05 AUGUST – 11 SEPTEMBER, 2022

Alana Bartol and Bryce Krynski, "all roses sleep (inviolate light)", still, 2022, 4K ultraviolet olfactory video, 14:10.

Through collaborative and individual works, environmental artist Alana Bartol creates relationships between the personal sphere and the landscape, particular to this time of ecological crisis. VIVIANEART is pleased to present “Forgetting Fields” an exhibition of new works by Bartol in collaboration with artist, Bryce Krynski.  Krynski brings a strength in video work and photography to the creation of the exhibition’s central piece, all roses sleep (inviolate light), an olfactory video and accompanying still images.
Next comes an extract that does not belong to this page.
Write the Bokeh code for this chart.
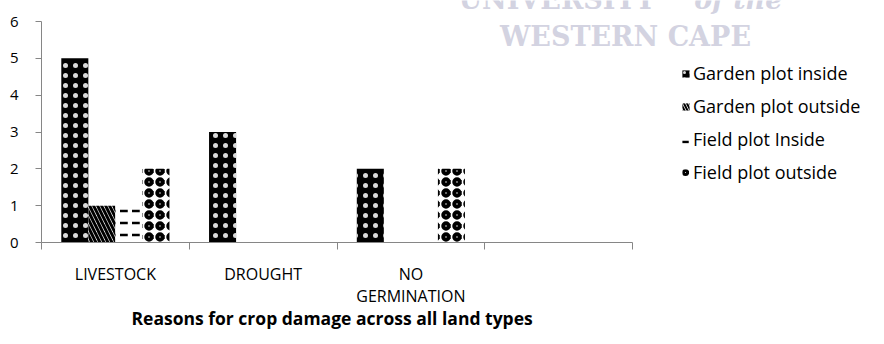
from bokeh.plotting import figure
from bokeh.models import (Range1d, FixedTicker, Legend, LegendItem, Label, ColumnDataSource, Title)
from bokeh.transform import dodge
from bokeh.embed import file_html
from bokeh.resources import INLINE

# ---- data ----
categories = ["LIVESTOCK", "DROUGHT", "NO\nGERMINATION", ""]
series_names = ["Garden plot inside", "Garden plot outside", "Field plot Inside", "Field plot outside"]
garden_inside = [5, 3, 2, 0]
garden_outside = [1, 0, 0, 0]
field_inside = [1, 0, 0, 0]
field_outside = [2, 0, 2, 0]
y_max = 6
y_ticks = [0, 1, 2, 3, 4, 5, 6]
x_title = "Reasons for crop damage across all land types"

# ---- layout constants (pixels) ----
W, H = 884, 344
AX_LEFT, AX_RIGHT = 41, 632      # x axis extent
AX_TOP, AX_BOTTOM = 21, 242      # y axis extent
FONT = "Open Sans"
AXIS_COLOR = "#868686"
TITLE_LEFT = 131                 # left edge of the x-axis title

n = len(categories)
centers = [i + 0.5 for i in range(n)]
bounds = [i for i in range(n + 1)]

# frame spans from the axes to the right / top edge of the canvas so that the
# legend and the watermark can sit inside it; axes are bounded to the data area
x_per_px = n / (AX_RIGHT - AX_LEFT)
y_per_px = y_max / (AX_BOTTOM - AX_TOP)
x_end = (W - AX_LEFT) * x_per_px
y_end = AX_BOTTOM * y_per_px

p = figure(width=W, height=H, output_backend="svg", toolbar_location=None,
           x_range=Range1d(0, x_end), y_range=Range1d(0, y_end),
           min_border_left=AX_LEFT, min_border_top=0,
           min_border_right=0, min_border_bottom=H - AX_BOTTOM)
p.outline_line_color = None
p.xgrid.visible = False
p.ygrid.visible = False
p.background_fill_color = "white"
p.border_fill_color = "white"

# x axis: labels at category centres, ticks at category boundaries
xa = p.xaxis[0]
xa.bounds = (0, n)
xa.ticker = FixedTicker(ticks=centers, minor_ticks=bounds)
xa.major_label_overrides = {c: lab for c, lab in zip(centers, categories)}
xa.major_tick_out = 0
xa.major_tick_in = 0
xa.minor_tick_out = 7
xa.minor_tick_in = 0
xa.minor_tick_line_color = AXIS_COLOR
xa.axis_line_color = AXIS_COLOR
xa.major_label_standoff = 13
xa.major_label_text_font = FONT
xa.major_label_text_font_size = "16px"
xa.major_label_text_color = "black"
xa.major_label_text_line_height = 1.0

ya = p.yaxis[0]
ya.bounds = (0, y_max)
ya.ticker = FixedTicker(ticks=y_ticks, minor_ticks=[])
ya.major_tick_out = 6
ya.major_tick_in = 0
ya.major_tick_line_color = AXIS_COLOR
ya.axis_line_color = AXIS_COLOR
ya.major_label_standoff = 17
ya.major_label_text_font = FONT
ya.major_label_text_font_size = "15px"
ya.major_label_text_color = "black"

# x axis title
p.add_layout(Title(text=x_title, align="left", offset=TITLE_LEFT - AX_LEFT,
                   text_font=FONT, text_font_style="bold", text_font_size="17.5px",
                   text_color="black", standoff=-12), "below")

# ---- bars ----
src = ColumnDataSource(dict(x=centers, gi=garden_inside, go=garden_outside,
                            fi=field_inside, fo=field_outside))
bw = 0.183
offsets = [-1.5 * bw, -0.5 * bw, 0.5 * bw, 1.5 * bw]
styles = [
    dict(fill_color="black", hatch_pattern="dot", hatch_color="white", hatch_scale=10,
         hatch_weight=1, hatch_alpha=0.85),
    dict(fill_color="white", hatch_pattern="left_diagonal_line", hatch_color="black",
         hatch_scale=8, hatch_weight=3),
    dict(fill_color="white", hatch_pattern="horizontal_dash", hatch_color="black",
         hatch_scale=12, hatch_weight=2.5),
    dict(fill_color="white", hatch_pattern="ring", hatch_color="black",
         hatch_scale=11, hatch_weight=4),
]
# legend swatches use slightly finer textures so they read at 9 px
legend_tweaks = [dict(hatch_scale=6), dict(hatch_scale=6, hatch_weight=2), {}, dict(hatch_scale=8, hatch_weight=3)]

renderers = []
legend_renderers = []
swatch_src = ColumnDataSource(dict(x=[0.0], top=[0.0]))   # zero-height swatch source
for col, off, st, tw in zip(["gi", "go", "fi", "fo"], offsets, styles, legend_tweaks):
    r = p.vbar(x=dodge("x", off, range=p.x_range), top=col, width=bw, bottom=0,
               source=src, line_color=None, **st)
    renderers.append(r)
    lst = dict(st)
    lst.update(tw)
    lr = p.vbar(x="x", top="top", width=bw, bottom=0, source=swatch_src, line_color=None, **lst)
    legend_renderers.append(lr)

legend = Legend(items=[LegendItem(label=nm, renderers=[r]) for nm, r in zip(series_names, legend_renderers)],
                location=(681 - AX_LEFT, AX_BOTTOM - 185), orientation="vertical",
                label_text_font=FONT, label_text_font_size="18px", label_text_color="black",
                glyph_width=9, glyph_height=9, label_height=26, spacing=7,
                padding=5, margin=0, label_standoff=3,
                border_line_color=None, background_fill_alpha=0)
p.add_layout(legend)

# ---- watermark (as in the scanned source) ----
def px_to_data(px, py):
    return (px - AX_LEFT) * x_per_px, (AX_BOTTOM - py) * y_per_px

wm_color = "#d3d3e1"
wm = dict(text_font="DejaVu Serif", text_font_size="27px", text_color=wm_color,
          text_baseline="middle")
x1, y1 = px_to_data(458, -1)
p.add_layout(Label(x=x1, y=y1, text="UNIVERSITY", text_font_style="bold", **wm))
x2, y2 = px_to_data(782, -1)
p.add_layout(Label(x=x2, y=y2, text="of the", text_font_style="bold italic", text_align="right", **wm))
x3, y3 = px_to_data(625, 36)
p.add_layout(Label(x=x3, y=y3, text="WESTERN CAPE", text_font_style="bold", text_align="center", **wm))

open("out.html", "w").write(file_html(p, INLINE))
Shot using ultraviolet video, visitors are invited to see the prairie landscape from a bee’s point of view and a scratch and sniff card expands on the pleasant and pungent experience of pumpjacks, grazing cattle, prairie grasses and wildflowers. As the solitary bee searches and dreams of a rose, the work is meant to conjure questions about our shared future.

An additional video work, Forgetting Fields II, and drawing series, Forgetting Fields I, furthers Bartol’s conversation, punctuating her exploration of our footprint as beings and consumers of the land. In these process-based works, fire and water become active collaborators through their use in both the creation and dissolution of imagery. In Forgetting Fields I, native prairie grassland plants of Alberta are painted using cow’s milk. Initially invisible, the images are carefully revealed using the flame of a candle. In Forgetting Fields II, drawings of plants dissolve in water. The water destroying each image in unpredictable ways. Many of the drawings re-form as if by magic, speaking to a process of restoration, natural cycles of renewal and growth, and the intelligence of plants.

Bartol completed her B.F.A at the University of Windsor (Canada) and her M.F.A. at Wayne State University (USA). Bartol’s work has been presented nationally and internationally at Esker Foundation Project Space, PlugIn ICA, Latitude 53, Access Gallery, Walter Phillips Gallery, amongst others. In the summer of 2020, she participated in an artist residency with the University of Lethbridge Art Gallery, where a solo exhibition, Processes of Remediation: art, relationships, nature, was subsequently presented in 2021. She currently lives and works in Mohkinstsis (Calgary) where she teaches at Alberta University of the Arts. In 2019 and 2021, she was longlisted for the Sobey Art Award representing Prairies and North. Her work is in the permanent collection of the Art Gallery of Alberta, Edmonton; the Alberta Foundation for the Arts; RBC Art Collection; Scotiabank Art Collection, and City of Calgary Public Art Program.

Bryce Krynski was born in Winnipeg MB, to parents of Mennonite and Polish descent, and currently lives and works in Mohkínstsis (Calgary, AB) in Treaty 7 territory. He found his way to photography as medium of expression and spent 10 years making images for national magazines and news outlets. The experience of producing images for assignment work led him to focus on what was happening behind the story, specifically what was excluded from the frame. A love of discarded scenes and overlooked materials are interwoven with themes of humour and being able to laugh in the face of personal misfortune. Bryce’s work makes use of photography, video, new/archival/found images, digital manipulation, historical food narratives, found objects, and a desire to see in new ways, with a goal of establishing new stories out of this process. Bryce’s work has been published and shown internationally and is part of the Alberta Foundation for the Arts and Bow Valley College collections. He is represented by Christine Klassen Gallery in Calgary, Alberta.